TB Tampa Bay • #43 • Age: 28
With a 3-for-4 performance Sunday, Ramirez is 9 for 21 (.429) with a home run in five games since returning from a fractured thumb, picking up right where he left off in July. Altogether, he's batting .407 (33 for 81) in his past 21 games, but with only two home runs, which limits his utility in Fantasy. Still, there's a place for a genuine batting average standout, which Ramirez may be with his low strikeout rate and up-the-middle approach. Statcast has him in the 98th percentile for expected batting average, after all. The Rays seem pretty committed to playing him, too, having sat him only once since his return.
STL St. Louis • #21 • Age: 25
Nootbaar deserves kudos for his play over his past 32 games, during which he's batting .322 (29 for 90) with five homers, two steals, a 1.064 OPS and several more walks (23) than strikeouts (16). The Cardinals have taken notice, no longer sitting him against left-handed pitchers and even batting him leadoff against righties. It's from that spot that he went 1 for 3 with two walks and a homer Sunday, capping a four-game stretch in which he went 6 for 12 with two homers and seven walks compared to one strikeout. He's a fine hot-hand play for the Cardinals' eight-game week beginning Monday, but you may find that he's useful even beyond that, particularly in points leagues.
Jake Fraley LF
CIN Cincinnati • #27 • Age: 27
Fraley, you may remember, actually got some sleeper mentions after coming over from the Mariners in the Jesse Winker trade. He always showed good on-base skills while contributing some stolen bases in Seattle, and his home/away splits suggested a park upgrade could be transformative. Well, after a sputtering start and a lengthy absence for a knee injury, it all seems to be coming to fruition now. The 27-year-old had a huge performance Sunday, reaching five times, including thrice on walks, while homering for the fourth time in six games. In all, he's batting .357 (20 for 56) with six homers and one steal since coming off the IL, walking as many times as he's struck out (10). He also started against the last left-hander the Reds faced, which may be a sign that they're beginning to believe as well.

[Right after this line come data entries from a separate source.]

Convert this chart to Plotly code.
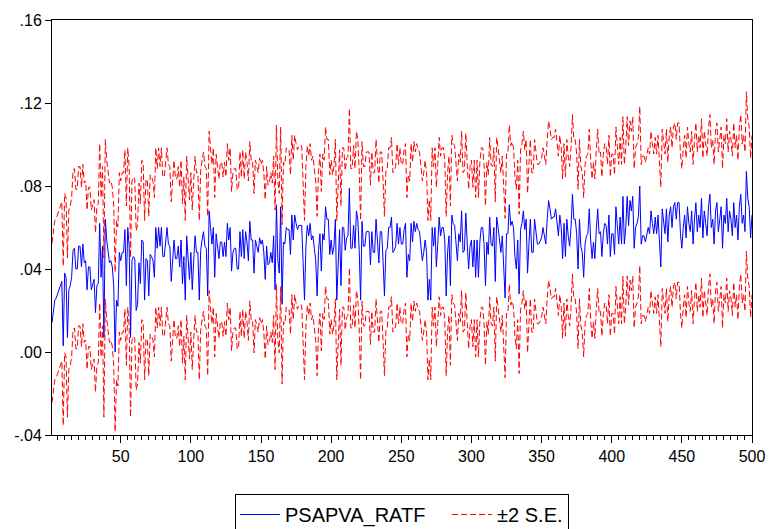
import plotly.graph_objects as go

# Forecast (PSAPVA_RATF), in thousandths, observations 1..500
forecast_milli = [
    14,19,25,26,28,30,33,34,3,38,36,7,30,32,36,49,50,40,40,51,51,41,52,43,44,30,41,41,30,33,35,19,32,33,62,36,51,7,64,54,48,43,44,41,32,0,25,22,48,44,
    48,48,59,32,60,51,7,44,46,45,20,23,43,33,54,53,25,45,44,27,47,46,44,36,60,50,60,51,60,46,46,53,60,52,51,34,44,54,45,45,51,41,54,33,46,25,56,44,35,48,
    30,44,56,48,48,25,49,54,58,51,50,27,68,60,52,60,36,57,52,45,53,53,46,53,46,62,54,60,39,48,50,50,40,40,58,46,59,45,58,53,44,63,54,54,38,54,51,48,55,52,
    54,48,35,51,42,43,48,43,56,30,71,44,38,70,23,53,52,60,59,59,47,66,54,66,62,59,61,61,61,43,25,51,61,56,62,54,56,50,44,27,49,57,39,57,54,70,64,64,47,54,
    47,51,64,25,48,59,32,60,60,49,55,56,79,50,50,61,50,68,64,49,25,63,51,51,58,58,58,42,58,48,48,64,54,43,58,58,44,27,49,50,60,60,65,48,49,51,62,52,60,52,
    52,59,62,36,47,44,62,53,63,58,62,59,58,52,44,48,54,48,25,35,25,60,51,60,41,52,65,56,60,60,54,27,48,56,32,66,62,61,53,44,57,53,68,48,49,67,52,40,51,54,
    41,54,36,54,36,53,60,60,52,32,53,47,65,52,51,60,34,65,60,53,48,56,44,26,57,57,71,61,63,60,46,40,54,28,59,62,68,59,64,38,52,64,48,48,64,59,52,52,54,55,
    60,56,52,64,73,69,64,65,65,69,61,56,66,60,45,62,46,64,56,51,60,76,64,64,57,40,64,51,48,36,52,56,57,69,54,45,53,45,59,69,57,58,46,57,62,61,52,66,46,57,
    57,47,70,60,52,65,52,75,52,60,75,61,73,68,75,50,60,62,65,80,52,56,56,53,57,60,57,68,62,57,65,57,66,54,41,69,62,57,69,53,66,70,60,70,72,64,72,72,57,50,
    60,66,55,70,62,58,68,52,64,72,58,66,60,74,55,68,62,56,70,76,60,64,52,68,72,58,64,70,50,66,62,74,58,68,64,56,72,60,66,54,70,76,62,66,58,87,74,70,55,66,
]
forecast_se = 0.0192

observations = list(range(1, len(forecast_milli) + 1))
y_tick_values = [0.16, 0.12, 0.08, 0.04, 0.00, -0.04]
y_tick_labels = [".16", ".12", ".08", ".04", ".00", "-.04"]
x_tick_values = [50, 100, 150, 200, 250, 300, 350, 400, 450, 500]
series_names = ["PSAPVA_RATF", "±2 S.E."]

forecast = [v / 1000 for v in forecast_milli]
upper = [f + 2 * forecast_se for f in forecast]
lower = [f - 2 * forecast_se for f in forecast]

gap = "\u00a0" * 3    # spacing between legend entries

fig = go.Figure()
fig.add_trace(go.Scatter(x=observations, y=forecast, mode="lines", name=series_names[0] + gap,
                         line=dict(color="#0000FF", width=1)))
fig.add_trace(go.Scatter(x=observations, y=upper, mode="lines", name=series_names[1],
                         line=dict(color="#FF0000", width=1, dash="6px,3px"), legendgroup="se"))
fig.add_trace(go.Scatter(x=observations, y=lower, mode="lines", name=series_names[1], showlegend=False,
                         line=dict(color="#FF0000", width=1, dash="6px,3px"), legendgroup="se"))

fig.update_layout(
    width=773, height=529,
    margin=dict(l=52, r=21, t=20, b=94, autoexpand=False),
    paper_bgcolor="white", plot_bgcolor="white",
    font=dict(family="Liberation Sans, Arial, sans-serif", size=16, color="black"),
    showlegend=True,
    legend=dict(orientation="h", xref="container", yref="container",
                x=235 / 773, xanchor="left", y=1 - 494 / 529, yanchor="top",
                bordercolor="black", borderwidth=1, font=dict(size=20),
                itemwidth=40, tracegroupgap=0),
)
fig.update_xaxes(range=[1, 500], tickvals=x_tick_values, ticks="outside", ticklen=7,
                 tickcolor="black", showgrid=False, zeroline=False, showline=True,
                 linecolor="black", linewidth=1, mirror=True,
                 minor=dict(dtick=5, tick0=0, ticks="outside", ticklen=4, tickcolor="black", showgrid=False))
fig.update_yaxes(range=[-0.04, 0.16], tickvals=y_tick_values, ticktext=y_tick_labels,
                 ticks="outside", ticklen=6, tickcolor="black", showgrid=False, zeroline=False,
                 showline=True, linecolor="black", linewidth=1, mirror=True)

fig.write_html("out.html")
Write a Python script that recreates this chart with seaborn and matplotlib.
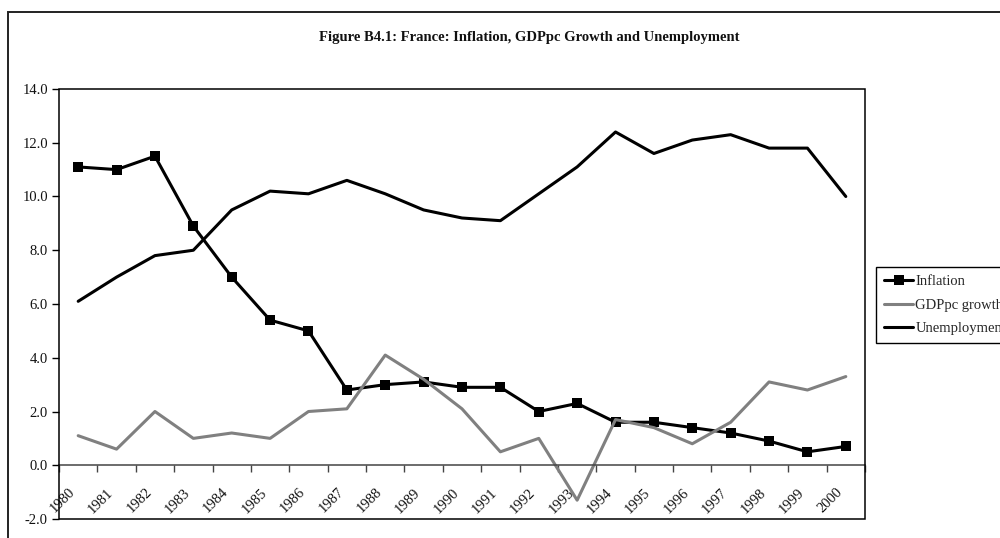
import numpy as np
import pandas as pd
import seaborn as sns
import matplotlib.pyplot as plt
from matplotlib.patches import Rectangle
from matplotlib.ticker import FixedLocator, FuncFormatter
from matplotlib.transforms import ScaledTranslation

sns.set_theme(style='white')
plt.rcParams['font.family'] = ['Liberation Serif', 'DejaVu Serif']

years = [str(y) for y in range(1980, 2001)]
inflation = [11.1, 11.0, 11.5, 8.9, 7.0, 5.4, 5.0, 2.8, 3.0, 3.1, 2.9, 2.9, 2.0,
             2.3, 1.6, 1.6, 1.4, 1.2, 0.9, 0.5, 0.7]
gdppc_growth = [1.1, 0.6, 2.0, 1.0, 1.2, 1.0, 2.0, 2.1, 4.1, 3.2, 2.1, 0.5, 1.0,
                -1.3, 1.7, 1.4, 0.8, 1.6, 3.1, 2.8, 3.3]
unemployment = [6.1, 7.0, 7.8, 8.0, 9.5, 10.2, 10.1, 10.6, 10.1, 9.5, 9.2, 9.1,
                10.1, 11.1, 12.4, 11.6, 12.1, 12.3, 11.8, 11.8, 10.0]

df = pd.DataFrame({'year': years, 'Inflation': inflation,
                   'GDPpc growth': gdppc_growth, 'Unemployment': unemployment})

fig = plt.figure(figsize=(10, 5.38), dpi=100)
ax = fig.add_axes([0.059, 0.0353, 0.806, 0.7993])

# outer chart frame
fig.patches.append(Rectangle((0.008, -0.2), 1.2, 1.1777, transform=fig.transFigure,
                             fill=False, edgecolor='#222222', linewidth=1.4))

styles = {'Inflation': ('black', 's'), 'GDPpc growth': ('#808080', None),
          'Unemployment': ('black', None)}
for name, (col, mk) in styles.items():
    sns.lineplot(data=df, x='year', y=name, color=col, marker=mk, linewidth=2.2,
                 markersize=7.5, markeredgewidth=0, sort=False, label=name, ax=ax)

ax.set_xlim(-0.5, len(years) - 0.5)
ax.set_ylim(-2, 14)
ax.set_xlabel('')
ax.set_ylabel('')

# plot area border
ax.add_patch(Rectangle((0, 0), 1, 1, transform=ax.transAxes, fill=False,
                       edgecolor='black', linewidth=1.1, zorder=5, clip_on=False))
for s in ax.spines.values():
    s.set_visible(False)
ax.spines['bottom'].set_visible(True)
ax.spines['bottom'].set_position(('data', 0))
ax.spines['bottom'].set_color('#444444')
ax.spines['bottom'].set_linewidth(1.1)

ax.set_yticks(np.arange(-2, 15, 2))
ax.yaxis.set_major_formatter(FuncFormatter(lambda v, p: f'{v:.1f}'))
ax.tick_params(axis='y', left=True, direction='out', length=5, width=1,
               color='black', labelsize=10.5, pad=3, labelcolor='#111111')

ax.xaxis.set_major_locator(FixedLocator(np.arange(-0.5, len(years), 1.0)))
ax.xaxis.set_major_formatter(FuncFormatter(lambda v, p: ''))
ax.xaxis.set_minor_locator(FixedLocator(np.arange(len(years))))
ax.set_xticklabels(years, minor=True)
ax.tick_params(axis='x', which='major', bottom=True, direction='out', length=5,
               width=1, color='#444444')
ax.tick_params(axis='x', which='minor', bottom=True, length=0, pad=14,
               labelsize=10.5, labelcolor='#111111')
shift = ScaledTranslation(-0.1, -0.01, fig.dpi_scale_trans)
for lab in ax.get_xticklabels(minor=True):
    lab.set_rotation(45)
    lab.set_ha('right')
    lab.set_va('top')
    lab.set_rotation_mode('anchor')
    lab.set_transform(lab.get_transform() + shift)

fig.text(0.529, 0.931, 'Figure B4.1: France: Inflation, GDPpc Growth and Unemployment',
         ha='center', va='center', fontsize=10.5, fontweight='bold', color='#111111')

handles, labels = ax.get_legend_handles_labels()
ax.legend(handles, labels, loc='upper left', bbox_to_anchor=(1.0136, 0.586),
          frameon=True, fancybox=False, edgecolor='black', framealpha=1,
          fontsize=10.5, handlelength=2.0, handletextpad=0.15, borderpad=0.55,
          labelspacing=0.7, borderaxespad=0)
ax.get_legend().get_frame().set_linewidth(1.0)

fig.savefig('out.png', dpi=100)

WAS Washington • #36 • Age: 27
Having spent six years in the Marlins organization before briefly dropping out of baseball in 2020, Garrett finally broke through as a 26-year-old for the Diamondbacks' Triple-A affiliate this year, earning a call-up last week. He's played more than expected so far, starting four of the team's five games since arriving and collecting multiple hits in three of them. The exit velocities have been consistently high and the strikeouts haven't presented a problem, but of course, we're talking about a tiny sample. Still, as lacking as the outfield has been this year, Garrett is already worth a look in leagues that require five of them, such as standard Rotisserie. If his Triple-A numbers are any indication, he's capable of contributing both power and speed.